すなわち自分の仏界を無量に開いていく —- そういう意味になるでしょう。

須田: 「行動」ですね。

名誉会長: 「弘教」です。広宣流布に動いていくことです。広宣流布に連なった「身」「ロ」「意」の三業は、塵も残さず、全部、大功徳に変わる。
「身」が動いていても、「意(心)」が「ああ、いやになっちゃうな」と思っていたら、その分、自分で自分の功徳を消しているのです。
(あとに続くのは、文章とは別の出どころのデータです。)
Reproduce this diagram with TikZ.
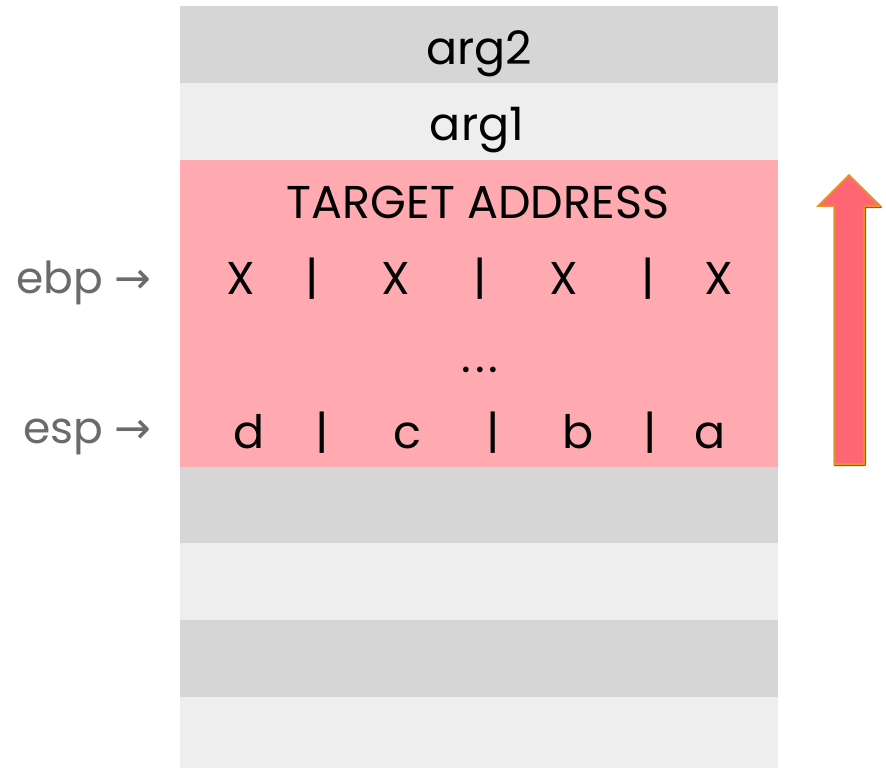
\documentclass[tikz,border=0pt]{standalone}
\usepackage{fontspec}
\setmainfont{Poppins}
\newfontfamily\symfont{DejaVu Sans}
\definecolor{rowdark}{HTML}{D6D6D6}
\definecolor{rowlight}{HTML}{EEEEEE}
\definecolor{hot}{HTML}{FFAAB0}
\definecolor{regtext}{HTML}{6B6B6B}
\definecolor{arrowfill}{HTML}{FF6673}
\definecolor{arrowedge}{HTML}{E8961E}
\definecolor{arrowshade}{HTML}{9A5A10}
\tikzset{
  cell/.style={font=\fontsize{46}{46}\selectfont, text=black, inner sep=0pt, anchor=base},
  reglabel/.style={font=\fontsize{44}{44}\selectfont, text=regtext, inner sep=0pt, anchor=base east},
}
\begin{document}
\begin{tikzpicture}[x=1pt,y=-1pt]
\useasboundingbox (0,0) rectangle (886,768);
% stack slots
\fill[rowdark]  (180,6)   rectangle (778,83);
\fill[rowlight] (180,83)  rectangle (778,160);
\fill[hot]      (180,160) rectangle (778,467);
\fill[rowdark]  (180,467) rectangle (778,543);
\fill[rowlight] (180,543) rectangle (778,620);
\fill[rowdark]  (180,620) rectangle (778,697);
\fill[rowlight] (180,697) rectangle (778,768);
% slot contents (placed on their baselines)
\node[cell] (arg2) at (479,64) {arg2};
\node[cell] (arg1) at (477,140) {arg1};
\node[cell] (ret) at (478,218) {TARGET ADDRESS};
\foreach \x/\t [count=\i] in {241/X,312/|,396/X,480/|,564/X,648/|,719/X}
  \node[cell] (x\i) at (\x,294) {\t};
\node[cell] (dots) at (480,372) {.\hspace{4pt}.\hspace{4pt}.};
\foreach \x/\t [count=\i] in {249/d,322/|,407/c,493/|,578/b,650/|,710/a}
  \node[cell] (d\i) at (\x,448) {\t};
% register labels
\node[reglabel] (ebp) at (152,293) {ebp {\symfont →}};
\node[reglabel] (esp) at (152,443) {esp {\symfont →}};
% growth direction arrow
\draw[arrowshade, line width=2pt, line join=round]
  (865,207) -- (881,207) -- (850,177) (865,207) -- (865,465) -- (834,465);
\draw[arrowedge, line width=1.5pt, line join=miter, fill=arrowfill]
  (834,464) -- (834,206) -- (818,206) -- (849,175) -- (880,206) -- (864,206) -- (864,464) -- cycle;
\end{tikzpicture}
\end{document}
遠藤: 「右手で頭をなでる」の部分は、サンスクリット本では、「右手で右手をとって」とあります。いわば全員と握手したのです。
これは師匠が「握りこぶしをもたない」つまり「自分の知っていることは全部、包み隠さず示した」という意味だと考えられます。

名誉会長: バラモン階級の師匠は「秘伝」とか「秘法」を売りものにしていた。それが「握りこぶし」だね。しかし、釈尊は、そうではなかった。
「如我等無異(我が如く等しくして、異なること無からしめん)」(法華経p176、方便品)と言って、皆に、最高の「秘法」すなわち「妙法」を教えたのです。